**Problem description:**
Transcribe every line exactly. Leave the pictures behind.

====================

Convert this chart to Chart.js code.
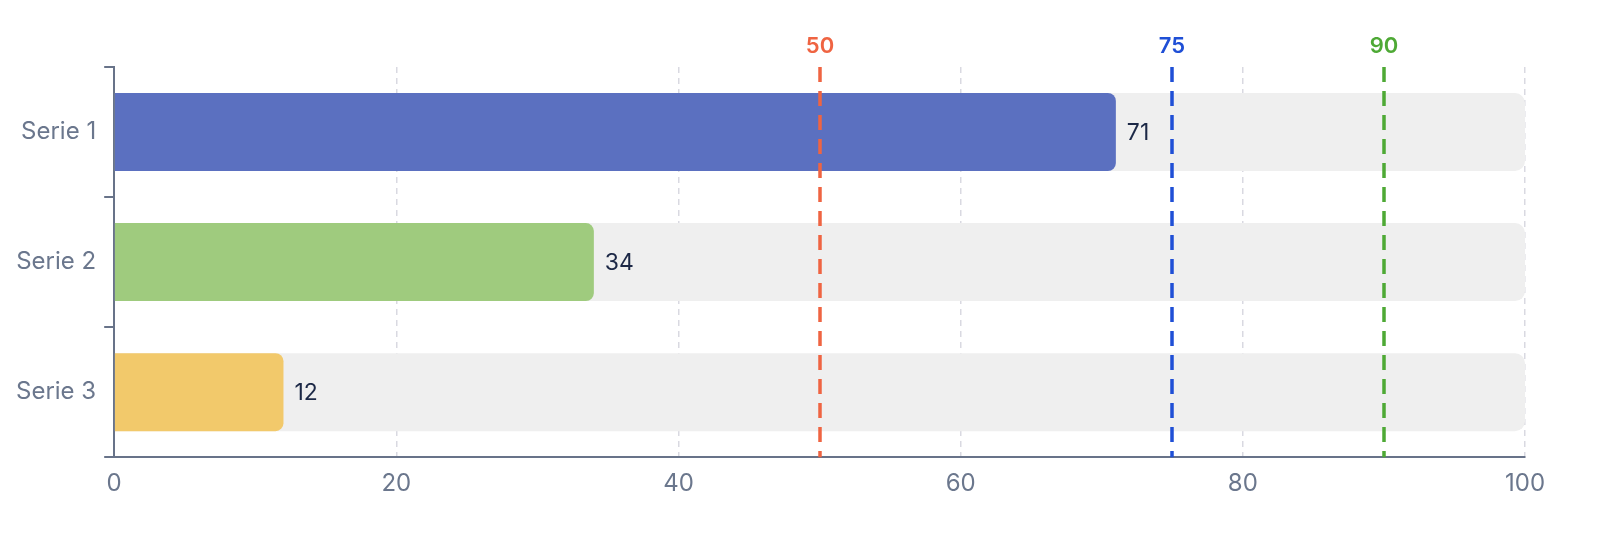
<!DOCTYPE html>
<html lang="en">
<head>
    <meta charset="UTF-8">
    <title>Serie bars</title>
    <script src="https://cdn.jsdelivr.net/npm/chart.js"></script>
    <style>
        html, body { margin: 0; padding: 0; background: #fff; overflow: hidden; }
        #wrap { width: 1612px; height: 544px; position: relative; }
    </style>
</head>
<body>
    <div id="wrap"><canvas id="barChart"></canvas></div>
    <script>
        // data
        var categories = ['Serie 1', 'Serie 2', 'Serie 3'];
        var values = [71, 34, 12];
        var maxValues = [100, 100, 100];
        var barColors = ['#5b70c0', '#9fcb7e', '#f2c96b'];
        var thresholds = [50, 75, 90];
        var thresholdColors = ['#ef6442', '#1f4fd6', '#4ea935'];
        var xTicks = [0, 20, 40, 60, 80, 100];

        var axisColor = '#687389';
        var labelColor = '#6b778d';

        // value text right of each bar
        var valueLabels = {
            id: 'valueLabels',
            afterDatasetsDraw: function(chart) {
                var ctx = chart.ctx;
                var meta = chart.getDatasetMeta(0);
                ctx.save();
                ctx.font = '23px Inter';
                ctx.fillStyle = '#1c2846';
                ctx.textAlign = 'left';
                ctx.textBaseline = 'middle';
                meta.data.forEach(function(bar, i) {
                    ctx.fillText(String(values[i]), bar.x + 11, bar.y + 1);
                });
                ctx.restore();
            }
        };

        // dashed threshold lines with labels on top
        var thresholdLines = {
            id: 'thresholdLines',
            afterDraw: function(chart) {
                var ctx = chart.ctx;
                var area = chart.chartArea;
                var x = chart.scales.x;
                ctx.save();
                thresholds.forEach(function(t, i) {
                    var px = Math.round(x.getPixelForValue(t));
                    ctx.strokeStyle = thresholdColors[i];
                    ctx.lineWidth = 3.5;
                    ctx.setLineDash([15, 9]);
                    ctx.beginPath();
                    ctx.moveTo(px, area.top);
                    ctx.lineTo(px, area.bottom);
                    ctx.stroke();
                    ctx.setLineDash([]);
                    ctx.fillStyle = thresholdColors[i];
                    ctx.font = '600 22px Inter';
                    ctx.textAlign = 'center';
                    ctx.textBaseline = 'middle';
                    ctx.fillText(String(t), px, area.top - 21);
                });
                ctx.restore();
            }
        };

        var ctx = document.getElementById('barChart').getContext('2d');
        var barChart = new Chart(ctx, {
            type: 'bar',
            data: {
                labels: categories,
                datasets: [{
                    data: values,
                    backgroundColor: barColors,
                    borderRadius: 8,
                    borderSkipped: 'start',
                    grouped: false,
                    order: 1,
                    barPercentage: 0.6,
                    categoryPercentage: 1
                }, {
                    data: maxValues,
                    backgroundColor: '#efefef',
                    borderRadius: 10,
                    borderSkipped: 'start',
                    grouped: false,
                    order: 2,
                    barPercentage: 0.6,
                    categoryPercentage: 1
                }]
            },
            options: {
                indexAxis: 'y',
                responsive: true,
                maintainAspectRatio: false,
                animation: false,
                layout: {
                    padding: { top: 67, right: 87, bottom: 34, left: 8 }
                },
                plugins: {
                    legend: { display: false },
                    tooltip: { enabled: false }
                },
                scales: {
                    x: {
                        min: 0,
                        max: 100,
                        afterBuildTicks: function(scale) {
                            scale.ticks = xTicks.map(function(v) { return { value: v }; });
                        },
                        border: { display: true, color: axisColor, width: 2, dash: [6, 5] },
                        grid: {
                            color: '#d9d9e1',
                            lineWidth: 1.5,
                            drawTicks: false
                        },
                        ticks: {
                            color: labelColor,
                            font: { family: 'Inter', size: 24 },
                            padding: 12
                        }
                    },
                    y: {
                        border: { display: true, color: axisColor, width: 2 },
                        grid: {
                            drawOnChartArea: false,
                            drawTicks: true,
                            tickLength: 10,
                            color: axisColor,
                            lineWidth: 2
                        },
                        ticks: {
                            color: labelColor,
                            font: { family: 'Inter', size: 24 },
                            padding: 8
                        }
                    }
                }
            },
            plugins: [valueLabels, thresholdLines]
        });
    </script>
</body>
</html>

====================

**Final result:**
Convert this chart to Chart.js code.
<!DOCTYPE html>
<html lang="en">
<head>
    <meta charset="UTF-8">
    <title>Serie bars</title>
    <script src="https://cdn.jsdelivr.net/npm/chart.js"></script>
    <style>
        html, body { margin: 0; padding: 0; background: #fff; overflow: hidden; }
        #wrap { width: 1612px; height: 544px; position: relative; }
    </style>
</head>
<body>
    <div id="wrap"><canvas id="barChart"></canvas></div>
    <script>
        // data
        var categories = ['Serie 1', 'Serie 2', 'Serie 3'];
        var values = [71, 34, 12];
        var maxValues = [100, 100, 100];
        var barColors = ['#5b70c0', '#9fcb7e', '#f2c96b'];
        var thresholds = [50, 75, 90];
        var thresholdColors = ['#ef6442', '#1f4fd6', '#4ea935'];
        var xTicks = [0, 20, 40, 60, 80, 100];

        var axisColor = '#687389';
        var labelColor = '#6b778d';

        // value text right of each bar
        var valueLabels = {
            id: 'valueLabels',
            afterDatasetsDraw: function(chart) {
                var ctx = chart.ctx;
                var meta = chart.getDatasetMeta(0);
                ctx.save();
                ctx.font = '23px Inter';
                ctx.fillStyle = '#1c2846';
                ctx.textAlign = 'left';
                ctx.textBaseline = 'middle';
                meta.data.forEach(function(bar, i) {
                    ctx.fillText(String(values[i]), bar.x + 11, bar.y + 1);
                });
                ctx.restore();
            }
        };

        // dashed threshold lines with labels on top
        var thresholdLines = {
            id: 'thresholdLines',
            afterDraw: function(chart) {
                var ctx = chart.ctx;
                var area = chart.chartArea;
                var x = chart.scales.x;
                ctx.save();
                thresholds.forEach(function(t, i) {
                    var px = Math.round(x.getPixelForValue(t));
                    ctx.strokeStyle = thresholdColors[i];
                    ctx.lineWidth = 3.5;
                    ctx.setLineDash([15, 9]);
                    ctx.beginPath();
                    ctx.moveTo(px, area.top);
                    ctx.lineTo(px, area.bottom);
                    ctx.stroke();
                    ctx.setLineDash([]);
                    ctx.fillStyle = thresholdColors[i];
                    ctx.font = '600 22px Inter';
                    ctx.textAlign = 'center';
                    ctx.textBaseline = 'middle';
                    ctx.fillText(String(t), px, area.top - 21);
                });
                ctx.restore();
            }
        };

        var ctx = document.getElementById('barChart').getContext('2d');
        var barChart = new Chart(ctx, {
            type: 'bar',
            data: {
                labels: categories,
                datasets: [{
                    data: values,
                    backgroundColor: barColors,
                    borderRadius: 8,
                    borderSkipped: 'start',
                    grouped: false,
                    order: 1,
                    barPercentage: 0.6,
                    categoryPercentage: 1
                }, {
                    data: maxValues,
                    backgroundColor: '#efefef',
                    borderRadius: 10,
                    borderSkipped: 'start',
                    grouped: false,
                    order: 2,
                    barPercentage: 0.6,
                    categoryPercentage: 1
                }]
            },
            options: {
                indexAxis: 'y',
                responsive: true,
                maintainAspectRatio: false,
                animation: false,
                layout: {
                    padding: { top: 67, right: 87, bottom: 34, left: 8 }
                },
                plugins: {
                    legend: { display: false },
                    tooltip: { enabled: false }
                },
                scales: {
                    x: {
                        min: 0,
                        max: 100,
                        afterBuildTicks: function(scale) {
                            scale.ticks = xTicks.map(function(v) { return { value: v }; });
                        },
                        border: { display: true, color: axisColor, width: 2, dash: [6, 5] },
                        grid: {
                            color: '#d9d9e1',
                            lineWidth: 1.5,
                            drawTicks: false
                        },
                        ticks: {
                            color: labelColor,
                            font: { family: 'Inter', size: 24 },
                            padding: 12
                        }
                    },
                    y: {
                        border: { display: true, color: axisColor, width: 2 },
                        grid: {
                            drawOnChartArea: false,
                            drawTicks: true,
                            tickLength: 10,
                            color: axisColor,
                            lineWidth: 2
                        },
                        ticks: {
                            color: labelColor,
                            font: { family: 'Inter', size: 24 },
                            padding: 8
                        }
                    }
                }
            },
            plugins: [valueLabels, thresholdLines]
        });
    </script>
</body>
</html>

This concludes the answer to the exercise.